# White 2-155 powershift slipping



## steve IN (Jan 13, 2010)

I have a 1978 White 2-155 and moving it around this winter I noticed it slipping on the underdrive side of the powershift. Drained fluid and refilled. Same thing I ordered a filter and will try this. Any thoughts from anyone? I was hoping of selling it but now I might trade it. Has been a good, but awkward, tractor for bout 15 years . If it is a simple fix great but I don't want to get into a several thousand dollar repair. Thanks Steve


----------



## mlappin (Jun 25, 2009)

Well good news is you can keep using it if Under goes out, won't effect direct and over at all. Bad news it is an expensive fix, Oliver and Whites us a sprague clutch to get under drive, if the sprague bearing wears out you loose under, every once in awhile you can get lucky and just replace the sprague, more often that not the shaft is wore as well and you need a sprague and shaft.

Engine has to be pulled and Over/Under disassembled, not an overly difficult job and the sprague is not extremely expensive but the shaft is.

For anybody that is using an Oliver or White with either the older two speed power shift or the newer three speed power shift, do not let em sit around and run with the power shift in anything but Under, if left in Direct or Over while idling or using as stationary power you are causing a slight amount of wear to the sprague and shaft.


----------



## slowzuki (Mar 8, 2011)

If I remember right the later 2-155 got the same large 3 speed the 2-180 has and is much more robust.


----------



## steve IN (Jan 13, 2010)

Well that's good news and bad news. I really don't want to spend a lot on repairs. Sounds tome Marti that you don't know what you need without splitting. The IH TA also uses a Sprague clutch. I do not want to split it and then either have an expensive fix or the trouble of putting it back together. I am thinking my best bet is an auction or trading. Hate to sell it outright knowing that something is wrong. Thanks guys for the input


----------



## mlappin (Jun 25, 2009)

Don't have to split a White, pull the hood and side panels, fuel tank, radiator, oil cooler, AC condenser, grill (maybe), pull the powershaft out the rear, not sure how the Over/Under connects to the tranny though. On a 2255 Oliver once the power shaft is out you can just pull it, on our 1600, 1755, 1855 you just undo the chain coupler, on both 4-210's and the 4-175 you have to block the front of the cab up, pull the front cab mounts, remove the transmission cover and remove the bolts from the flanges that bolt the transmission input adapter shaft to the output flange on the Over/Under.

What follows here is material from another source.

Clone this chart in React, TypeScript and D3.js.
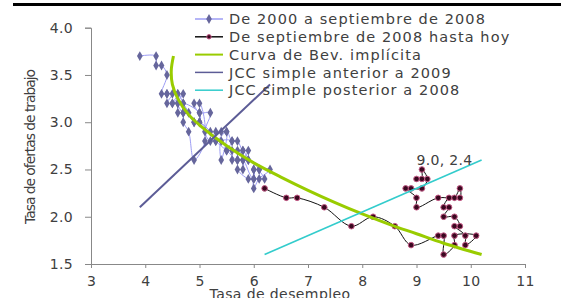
import React, { useEffect, useRef } from 'react';
import * as d3 from 'd3';

// Tasa de desempleo (x) / tasa de ofertas de trabajo (y)
const antesX = [3.9, 4.2, 4.2, 4.3, 4.4, 4.3, 4.4, 4.6, 4.7, 4.9, 5.0, 5.3, 5.5, 5.7, 5.7, 5.9, 5.8, 5.8, 5.7, 5.9, 6.0, 6.0, 6.0, 6.1, 6.2, 6.1, 6.3, 6.0, 5.8, 5.7, 5.6, 5.6, 5.5, 5.6, 5.4, 5.4, 5.5, 5.4, 5.3, 5.2, 5.1, 5.2, 5.0, 4.9, 5.0, 5.1, 4.9, 4.8, 4.7, 4.7, 4.6, 4.6, 4.5, 4.4, 4.5, 4.4, 4.6, 4.5, 4.7, 4.6, 4.7, 4.8, 4.7, 5.0, 5.0, 4.9, 5.0, 5.2, 5.3, 5.5, 5.6, 5.7, 5.8, 5.9, 5.8, 5.9, 6.1, 6.0];
const antesY = [3.7, 3.7, 3.6, 3.6, 3.5, 3.3, 3.3, 3.3, 3.2, 3.0, 3.0, 2.8, 2.7, 2.6, 2.7, 2.6, 2.7, 2.5, 2.5, 2.4, 2.4, 2.5, 2.3, 2.4, 2.4, 2.5, 2.5, 2.4, 2.6, 2.6, 2.6, 2.7, 2.7, 2.8, 2.8, 2.6, 2.9, 2.9, 2.9, 2.8, 2.9, 3.1, 3.1, 3.2, 3.2, 2.8, 2.6, 2.9, 3.0, 3.1, 3.1, 3.2, 3.2, 3.2, 3.3, 3.3, 3.3, 3.2, 3.3, 3.2, 3.1, 3.1, 3.2, 3.1, 3.0, 3.0, 3.0, 2.9, 2.8, 2.9, 2.8, 2.8, 2.7, 2.7, 2.6, 2.6, 2.5, 2.5];

const despuesX = [6.2, 6.6, 6.8, 7.3, 7.8, 8.2, 8.6, 8.9, 9.4, 9.5, 9.5, 9.7, 9.7, 10.1, 9.9, 9.9, 9.7, 9.8, 9.7, 9.5, 9.6, 9.5, 9.6, 9.7, 9.8, 9.8, 9.4, 9.0, 9.0, 8.8, 8.9, 9.1, 9.2, 9.1, 9.1, 9.0];
const despuesY = [2.3, 2.2, 2.2, 2.1, 1.9, 2.0, 1.9, 1.7, 1.8, 1.8, 1.6, 1.7, 1.8, 1.8, 1.7, 1.8, 1.9, 1.9, 2.0, 2.0, 2.1, 2.1, 2.2, 2.2, 2.3, 2.2, 2.2, 2.1, 2.2, 2.3, 2.3, 2.3, 2.4, 2.5, 2.4, 2.4];

const curvaX = [4.52, 4.48, 4.5, 4.6, 4.8, 5.0, 5.5, 6.0, 6.5, 7.0, 7.5, 8.0, 8.5, 9.0, 9.5, 10.2];
const curvaY = [3.7, 3.55, 3.4, 3.25, 3.08, 2.97, 2.75, 2.57, 2.42, 2.28, 2.15, 2.03, 1.92, 1.82, 1.72, 1.6];

const jccAntesX = [3.9, 6.3];
const jccAntesY = [2.1, 3.4];
const jccDespuesX = [6.2, 10.2];
const jccDespuesY = [1.6, 2.6];

const xTicks = [3, 4, 5, 6, 7, 8, 9, 10, 11];
const yTicks = [1.5, 2.0, 2.5, 3.0, 3.5, 4.0];

const legendLabels = [
  'De 2000 a septiembre de 2008',
  'De septiembre de 2008 hasta hoy',
  'Curva de Bev. implícita',
  'JCC simple anterior a 2009',
  'JCC simple posterior a 2008',
];
const lastLabel = '9.0, 2.4';

const font = '"DejaVu Sans", sans-serif';
const textColor = '#404040';

export default function App() {
  const svgRef = useRef<SVGSVGElement>(null);

  useEffect(() => {
    if (!svgRef.current) return;
    const svg = d3.select(svgRef.current);
    svg.selectAll('*').remove();

    const x = d3.scaleLinear().domain([3, 11]).range([91, 525]);
    const y = d3.scaleLinear().domain([1.5, 4]).range([264, 27.7]);

    // barra superior
    svg.append('rect').attr('x', 13).attr('y', 3).attr('width', 548).attr('height', 3).attr('fill', '#000');

    // ejes
    const gx = svg.append('g').attr('transform', `translate(0,${y(1.5)})`)
      .call(d3.axisBottom(x).tickValues(xTicks).tickSize(4).tickPadding(8).tickFormat(d3.format('d')));
    const gy = svg.append('g').attr('transform', `translate(${x(3)},0)`)
      .call(d3.axisLeft(y).tickValues(yTicks).tickSize(6).tickPadding(12).tickFormat(d3.format('.1f')));
    [gx, gy].forEach(g => {
      g.select('.domain').attr('stroke', '#888');
      g.selectAll('.tick line').attr('stroke', '#888');
      g.selectAll('.tick text').attr('fill', textColor).attr('font-family', font).attr('font-size', 14)
        .attr('letter-spacing', 0.3);
    });

    svg.append('text').attr('x', 280).attr('y', 299).attr('text-anchor', 'middle')
      .attr('font-family', font).attr('font-size', 14).attr('fill', textColor).attr('letter-spacing', 0.4)
      .text('Tasa de desempleo');
    svg.append('text').attr('transform', 'translate(35,147) rotate(-90)').attr('text-anchor', 'middle')
      .attr('font-family', font).attr('font-size', 14).attr('fill', textColor).attr('letter-spacing', -1.1)
      .text('Tasa de ofertas de trabajo');

    const smooth = d3.line<[number, number]>().x(d => x(d[0])).y(d => y(d[1])).curve(d3.curveCatmullRom);
    const straight = d3.line<[number, number]>().x(d => x(d[0])).y(d => y(d[1]));

    const antes = antesX.map((v, i) => [v, antesY[i]] as [number, number]);
    const despues = despuesX.map((v, i) => [v, despuesY[i]] as [number, number]);
    const curva = curvaX.map((v, i) => [v, curvaY[i]] as [number, number]);

    // 2000 - sep 2008
    svg.append('path').attr('d', smooth(antes)).attr('fill', 'none').attr('stroke', '#9c9cf5').attr('stroke-width', 1);
    const diamond = d3.symbol().type(d3.symbolDiamond).size(28);
    svg.append('g').selectAll('path').data(antes).enter().append('path')
      .attr('d', diamond())
      .attr('transform', d => `translate(${x(d[0])},${y(d[1])})`)
      .attr('fill', '#66669c');

    // sep 2008 - hoy
    svg.append('path').attr('d', smooth(despues)).attr('fill', 'none').attr('stroke', '#111').attr('stroke-width', 1);
    svg.append('g').selectAll('circle').data(despues).enter().append('circle')
      .attr('cx', d => x(d[0])).attr('cy', d => y(d[1])).attr('r', 2.8)
      .attr('fill', '#3a0820').attr('stroke', '#c45a86').attr('stroke-width', 1);

    // curva de Beveridge
    svg.append('path').attr('d', smooth(curva)).attr('fill', 'none').attr('stroke', '#99cc00').attr('stroke-width', 3);

    // JCC
    svg.append('path').attr('d', straight(jccAntesX.map((v, i) => [v, jccAntesY[i]] as [number, number])))
      .attr('fill', 'none').attr('stroke', '#5c5c96').attr('stroke-width', 2);
    svg.append('path').attr('d', straight(jccDespuesX.map((v, i) => [v, jccDespuesY[i]] as [number, number])))
      .attr('fill', 'none').attr('stroke', '#33cccc').attr('stroke-width', 1.6);

    const last = despues[despues.length - 1];
    svg.append('text').attr('x', x(last[0]) + 28).attr('y', y(last[1]) - 14).attr('text-anchor', 'middle')
      .attr('font-family', font).attr('font-size', 14).attr('fill', textColor).attr('letter-spacing', 0.3)
      .text(lastLabel);

    // leyenda
    const legColors = ['#9c9cf5', '#111', '#99cc00', '#5c5c96', '#33cccc'];
    const leg = svg.append('g');
    legendLabels.forEach((lab, i) => {
      const yy = 19 + i * 17.8;
      leg.append('line').attr('x1', 195).attr('x2', 223).attr('y1', yy).attr('y2', yy)
        .attr('stroke', legColors[i]).attr('stroke-width', i === 2 ? 2 : 1.5);
      if (i === 0) {
        leg.append('path').attr('d', diamond()).attr('transform', `translate(209,${yy})`).attr('fill', '#66669c');
      }
      if (i === 1) {
        leg.append('circle').attr('cx', 209).attr('cy', yy).attr('r', 2.2).attr('fill', '#3a0820').attr('stroke', '#c45a86');
      }
      leg.append('text').attr('x', 229).attr('y', yy).attr('dy', '0.36em')
        .attr('font-family', font).attr('font-size', 14.5).attr('fill', textColor).attr('letter-spacing', 1.1)
        .text(lab);
    });
  }, []);

  return (
    <svg ref={svgRef} width={561} height={298}
      style={{ position: 'absolute', left: 0, top: 0, background: '#fff', display: 'block' }} />
  );
}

The worst are the four wheel drives (4-175, 4-210's) but I can still get the motor and over/under out in about 5 hours, takes a good day to re-install, can do a clutch job on a 1855 in three hours total.


----------



## mlappin (Jun 25, 2009)

From a quick perusal of the AGCO parts book, just pull the PTO powershaft and pull the engine, no need to undue any couplers or flanges in the transmission.

2-155 uses same setup as our 2255 Oliver. A splined coupler fits over a splined hub on the over/under and transmission to transmit power.

It will need centered in the housing upon reinstallation. Use a dial indicator and zero it out with the housing of the over under resting on the bottom of the transmission housing, use a jack and raise the over/under till its at the top of the transmission housing, using either shims at the rear motor mount or the support wedges to get the over/under to split the previous readings with the dial indicator.

Clear as mud?


----------



## steve IN (Jan 13, 2010)

Sounds like I am going to trade it. Was wanting to replace it anyway. I consider myself a pretty decent wrench turner ( comes from running old worn out junk) but that's al little more than I care to take on. Thanks for the info. Also by the way neat snowman in the front yard. Saw that awhile back and got quite a chuckle


----------



## mlappin (Jun 25, 2009)

steve IN said:


> Sounds like I am going to trade it. Was wanting to replace it anyway. I consider myself a pretty decent wrench turner ( comes from running old worn out junk) but that's al little more than I care to take on. Thanks for the info. Also by the way neat snowman in the front yard. Saw that awhile back and got quite a chuckle


It can be a pain to work on em, especially your first one. The Over/Under is actually easier than an automatic transmission as it only has two clutch packs and no reverse.

Thanks on the snowman. The wife has been after me for years to do it, I just finally remembered to make a small bale and an even smaller bale.

Of course it never ends, next year she wants a mama snowman and a baby


----------



## slowzuki (Mar 8, 2011)

Blog with pics of a pull

http://thedailystrumpet.blogspot.ca/2011/01/im-worried-about-old-2-155-white.html?m=1


----------



## steve IN (Jan 13, 2010)

Thanks slowzuki. I am still leaning to trading. I think I can do it for not much more than the cost of repair.


----------